Data segment ▸

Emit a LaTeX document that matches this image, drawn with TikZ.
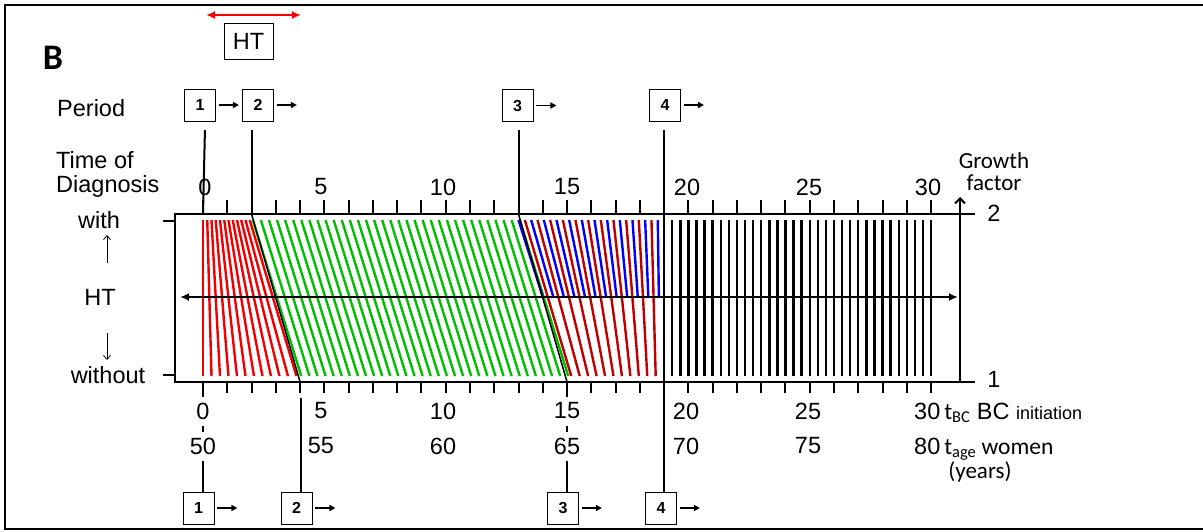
\documentclass[tikz,border=0pt]{standalone}
\usepackage{fontspec}
\setmainfont{Liberation Sans}
\newfontfamily\calfont{Carlito}
\usetikzlibrary{arrows.meta}
\definecolor{cred}{RGB}{240,0,0}
\definecolor{cgreen}{RGB}{0,190,0}
\definecolor{cblue}{RGB}{0,0,255}
\definecolor{cdred}{RGB}{192,0,0}
\begin{document}
\begin{tikzpicture}[x=1pt,y=-1pt,
  lbl/.style={inner sep=0pt, font=\fontsize{23.5}{24}\selectfont},
  clbl/.style={inner sep=0pt, font=\calfont\fontsize{23}{22}\selectfont},
  wlbl/.style={lbl, fill=white, minimum height=29pt},
  pbox/.style={draw, line width=0.9pt, minimum width=31pt, minimum height=32pt, inner sep=0pt, font=\bfseries\fontsize{16}{16}\selectfont},
  parr/.style={line width=1.6pt, -{Triangle[length=6pt,width=6pt]}},
  mline/.style={line width=2pt},
  cline/.style={line width=2.4pt},
  tickln/.style={line width=2pt},
]
\useasboundingbox (0,0) rectangle (1203,531);
% outer frame
\draw[line width=2pt] (1203,5) -- (5,5) -- (5,529) -- (1203,529);

% panel label
\node[inner sep=0pt, font=\calfont\bfseries\fontsize{36}{38}\selectfont] (B) at (53,58) {B};

% HT bar
\coordinate (hta) at (206,15);
\coordinate (htb) at (301,15);
\draw[red, line width=2pt, {Latex[length=9pt,width=8pt]}-{Latex[length=9pt,width=8pt]}] (hta) -- (htb);
\node[draw, line width=0.9pt, minimum width=49pt, minimum height=36pt, lbl] (htbox) at (248.5,41) {HT};

% left labels
\node[lbl, anchor=west] (period) at (57,108) {Period};
\node[lbl, anchor=west, align=left] (tod) at (56,174) {Time of\\Diagnosis};
\node[lbl] (with) at (99,220) {with};
\node[lbl] (htl) at (100,297) {HT};
\node[lbl] (without) at (108,375) {without};
\coordinate (ua) at (107,263); \coordinate (ub) at (107,235);
\coordinate (da) at (107,333); \coordinate (db) at (107,360);
\draw[line width=0.8pt, -{Straight Barb[length=4pt,width=7pt]}] (ua) -- (ub);
\draw[line width=0.8pt, -{Straight Barb[length=4pt,width=7pt]}] (da) -- (db);

% right labels
\node[clbl, align=center] (gf) at (994,172) {Growth\\factor};
\node[lbl] (g2) at (994,213) {2};
\node[lbl] (g1) at (994,379) {1};

% box
\draw[line width=2.5pt] (975,214) -- (175,214) -- (175,382) -- (975,382);
\draw[tickln] (163,221) -- (175,221);
\draw[tickln] (163,375) -- (175,375);

\begin{scope}[shift={(203,0)}, x=24.27pt]
  % ticks
  \foreach \i in {0,...,30} {
    \draw[tickln] (\i,200) -- (\i,214);
    \draw[tickln] (\i,382) -- (\i,393);
  }
  % period 1 (red)
  \foreach \k in {0,...,11}
    \draw[cline, cred] ({\k*0.35/2},220) -- ({\k*0.35},376);
  % period 2 (green)
  \foreach \k in {0,...,33}
    \draw[cline, cgreen] ({2.05+\k/3},220) -- ({4.05+\k/3},376);
  % period 3 (blue / dark red)
  \foreach \k in {0,2,...,22}
    \draw[cline, cblue] ({13+6*\k/23},220) -- ({14+5*\k/23},297);
  \foreach \k in {1,3,...,21}
    \draw[cline, cdred] ({13+6*\k/23},220) -- ({15+4*\k/23},376);
  % period 4 (black)
  \foreach \k in {1,...,33}
    \draw[cline, black] ({19+\k/3},220) -- ({19+\k/3},376);
  % boundaries
  \draw[line width=1.5pt] (2,214) -- (4,382);
  \draw[line width=1.5pt] (13,214) -- (15,382);
  % period marker lines (top)
  \draw[mline] (0.08,130) -- (0,214);
  \draw[mline] (2,130) -- (2,214);
  \draw[mline] (13,130) -- (13,214);
  \draw[line width=2.3pt] (19,130) -- (19,492);
  % period marker lines (bottom)
  \draw[mline] (0,393) -- (0,492);
  \draw[mline] (4.04,398) -- (4.04,492);
  \draw[mline] (15,393) -- (15,492);
\end{scope}

% middle arrow and growth axis
\coordinate (ma) at (180,297); \coordinate (mb) at (958,297);
\draw[line width=2pt, {Latex[length=9pt,width=8pt]}-{Latex[length=9pt,width=8pt]}] (ma) -- (mb);
\coordinate (gfb) at (960,382); \coordinate (gft) at (960,197);
\draw[line width=2pt, -{Straight Barb[length=5pt,width=10pt]}] (gfb) -- (gft);

% top numbers
\node[lbl] (n0) at (205,187) {0};
\node[lbl] (n5) at (321,187) {5};
\node[lbl] (n10) at (443,187) {10};
\node[lbl] (n15) at (567,187) {15};
\node[lbl] (n20) at (687,187) {20};
\node[lbl] (n25) at (809,187) {25};
\node[lbl] (n30) at (928,187) {30};

% bottom numbers
\node[wlbl] (b0) at (203,411) {0};
\node[lbl] (b5) at (321,411) {5};
\node[lbl] (b10) at (443,411) {10};
\node[wlbl] (b15) at (567,411) {15};
\node[lbl] (b20) at (686,411) {20};
\node[lbl] (b25) at (808,411) {25};
\node[wlbl] (a50) at (203,446) {50};
\node[lbl] (a55) at (321,446) {55};
\node[lbl] (a60) at (443,446) {60};
\node[wlbl] (a65) at (567,446) {65};
\node[lbl] (a70) at (686,446) {70};
\node[lbl] (a75) at (808,446) {75};
\node[lbl, anchor=base west] (tbc) at (914,419) {30\,{\calfont t\textsubscript{BC}} BC {\fontsize{18}{18}\selectfont initiation}};
\node[lbl, anchor=base west] (tage) at (914,454) {80\,{\calfont t\textsubscript{age} women}};
\node[clbl] (yrs) at (980,472) {(years)};

% period boxes (top)
\node[pbox] (t1) at (200,105) {1};
\node[pbox] (t2) at (258,105) {2};
\node[pbox] (t3) at (517.5,105.5) {3};
\node[pbox] (t4) at (665,105) {4};
\foreach \n in {t1,t2,t3,t4}
  \draw[parr] ([xshift=3pt]\n.east) -- ++(20,0);

% period boxes (bottom)
\node[pbox] (p1) at (198.5,508) {1};
\node[pbox] (p2) at (296.5,508) {2};
\node[pbox] (p3) at (563,508) {3};
\node[pbox] (p4) at (661,508) {4};
\foreach \n in {p1,p2,p3,p4}
  \draw[parr] ([xshift=3pt]\n.east) -- ++(20,0);
\end{tikzpicture}
\end{document}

What the exercise asks ▸ Write the listing out a second time exactly, dropping all images.

Response to the task ▸
Emit a LaTeX document that matches this image, drawn with TikZ.
\documentclass[tikz,border=0pt]{standalone}
\usepackage{fontspec}
\setmainfont{Liberation Sans}
\newfontfamily\calfont{Carlito}
\usetikzlibrary{arrows.meta}
\definecolor{cred}{RGB}{240,0,0}
\definecolor{cgreen}{RGB}{0,190,0}
\definecolor{cblue}{RGB}{0,0,255}
\definecolor{cdred}{RGB}{192,0,0}
\begin{document}
\begin{tikzpicture}[x=1pt,y=-1pt,
  lbl/.style={inner sep=0pt, font=\fontsize{23.5}{24}\selectfont},
  clbl/.style={inner sep=0pt, font=\calfont\fontsize{23}{22}\selectfont},
  wlbl/.style={lbl, fill=white, minimum height=29pt},
  pbox/.style={draw, line width=0.9pt, minimum width=31pt, minimum height=32pt, inner sep=0pt, font=\bfseries\fontsize{16}{16}\selectfont},
  parr/.style={line width=1.6pt, -{Triangle[length=6pt,width=6pt]}},
  mline/.style={line width=2pt},
  cline/.style={line width=2.4pt},
  tickln/.style={line width=2pt},
]
\useasboundingbox (0,0) rectangle (1203,531);
% outer frame
\draw[line width=2pt] (1203,5) -- (5,5) -- (5,529) -- (1203,529);

% panel label
\node[inner sep=0pt, font=\calfont\bfseries\fontsize{36}{38}\selectfont] (B) at (53,58) {B};

% HT bar
\coordinate (hta) at (206,15);
\coordinate (htb) at (301,15);
\draw[red, line width=2pt, {Latex[length=9pt,width=8pt]}-{Latex[length=9pt,width=8pt]}] (hta) -- (htb);
\node[draw, line width=0.9pt, minimum width=49pt, minimum height=36pt, lbl] (htbox) at (248.5,41) {HT};

% left labels
\node[lbl, anchor=west] (period) at (57,108) {Period};
\node[lbl, anchor=west, align=left] (tod) at (56,174) {Time of\\Diagnosis};
\node[lbl] (with) at (99,220) {with};
\node[lbl] (htl) at (100,297) {HT};
\node[lbl] (without) at (108,375) {without};
\coordinate (ua) at (107,263); \coordinate (ub) at (107,235);
\coordinate (da) at (107,333); \coordinate (db) at (107,360);
\draw[line width=0.8pt, -{Straight Barb[length=4pt,width=7pt]}] (ua) -- (ub);
\draw[line width=0.8pt, -{Straight Barb[length=4pt,width=7pt]}] (da) -- (db);

% right labels
\node[clbl, align=center] (gf) at (994,172) {Growth\\factor};
\node[lbl] (g2) at (994,213) {2};
\node[lbl] (g1) at (994,379) {1};

% box
\draw[line width=2.5pt] (975,214) -- (175,214) -- (175,382) -- (975,382);
\draw[tickln] (163,221) -- (175,221);
\draw[tickln] (163,375) -- (175,375);

\begin{scope}[shift={(203,0)}, x=24.27pt]
  % ticks
  \foreach \i in {0,...,30} {
    \draw[tickln] (\i,200) -- (\i,214);
    \draw[tickln] (\i,382) -- (\i,393);
  }
  % period 1 (red)
  \foreach \k in {0,...,11}
    \draw[cline, cred] ({\k*0.35/2},220) -- ({\k*0.35},376);
  % period 2 (green)
  \foreach \k in {0,...,33}
    \draw[cline, cgreen] ({2.05+\k/3},220) -- ({4.05+\k/3},376);
  % period 3 (blue / dark red)
  \foreach \k in {0,2,...,22}
    \draw[cline, cblue] ({13+6*\k/23},220) -- ({14+5*\k/23},297);
  \foreach \k in {1,3,...,21}
    \draw[cline, cdred] ({13+6*\k/23},220) -- ({15+4*\k/23},376);
  % period 4 (black)
  \foreach \k in {1,...,33}
    \draw[cline, black] ({19+\k/3},220) -- ({19+\k/3},376);
  % boundaries
  \draw[line width=1.5pt] (2,214) -- (4,382);
  \draw[line width=1.5pt] (13,214) -- (15,382);
  % period marker lines (top)
  \draw[mline] (0.08,130) -- (0,214);
  \draw[mline] (2,130) -- (2,214);
  \draw[mline] (13,130) -- (13,214);
  \draw[line width=2.3pt] (19,130) -- (19,492);
  % period marker lines (bottom)
  \draw[mline] (0,393) -- (0,492);
  \draw[mline] (4.04,398) -- (4.04,492);
  \draw[mline] (15,393) -- (15,492);
\end{scope}

% middle arrow and growth axis
\coordinate (ma) at (180,297); \coordinate (mb) at (958,297);
\draw[line width=2pt, {Latex[length=9pt,width=8pt]}-{Latex[length=9pt,width=8pt]}] (ma) -- (mb);
\coordinate (gfb) at (960,382); \coordinate (gft) at (960,197);
\draw[line width=2pt, -{Straight Barb[length=5pt,width=10pt]}] (gfb) -- (gft);

% top numbers
\node[lbl] (n0) at (205,187) {0};
\node[lbl] (n5) at (321,187) {5};
\node[lbl] (n10) at (443,187) {10};
\node[lbl] (n15) at (567,187) {15};
\node[lbl] (n20) at (687,187) {20};
\node[lbl] (n25) at (809,187) {25};
\node[lbl] (n30) at (928,187) {30};

% bottom numbers
\node[wlbl] (b0) at (203,411) {0};
\node[lbl] (b5) at (321,411) {5};
\node[lbl] (b10) at (443,411) {10};
\node[wlbl] (b15) at (567,411) {15};
\node[lbl] (b20) at (686,411) {20};
\node[lbl] (b25) at (808,411) {25};
\node[wlbl] (a50) at (203,446) {50};
\node[lbl] (a55) at (321,446) {55};
\node[lbl] (a60) at (443,446) {60};
\node[wlbl] (a65) at (567,446) {65};
\node[lbl] (a70) at (686,446) {70};
\node[lbl] (a75) at (808,446) {75};
\node[lbl, anchor=base west] (tbc) at (914,419) {30\,{\calfont t\textsubscript{BC}} BC {\fontsize{18}{18}\selectfont initiation}};
\node[lbl, anchor=base west] (tage) at (914,454) {80\,{\calfont t\textsubscript{age} women}};
\node[clbl] (yrs) at (980,472) {(years)};

% period boxes (top)
\node[pbox] (t1) at (200,105) {1};
\node[pbox] (t2) at (258,105) {2};
\node[pbox] (t3) at (517.5,105.5) {3};
\node[pbox] (t4) at (665,105) {4};
\foreach \n in {t1,t2,t3,t4}
  \draw[parr] ([xshift=3pt]\n.east) -- ++(20,0);

% period boxes (bottom)
\node[pbox] (p1) at (198.5,508) {1};
\node[pbox] (p2) at (296.5,508) {2};
\node[pbox] (p3) at (563,508) {3};
\node[pbox] (p4) at (661,508) {4};
\foreach \n in {p1,p2,p3,p4}
  \draw[parr] ([xshift=3pt]\n.east) -- ++(20,0);
\end{tikzpicture}
\end{document}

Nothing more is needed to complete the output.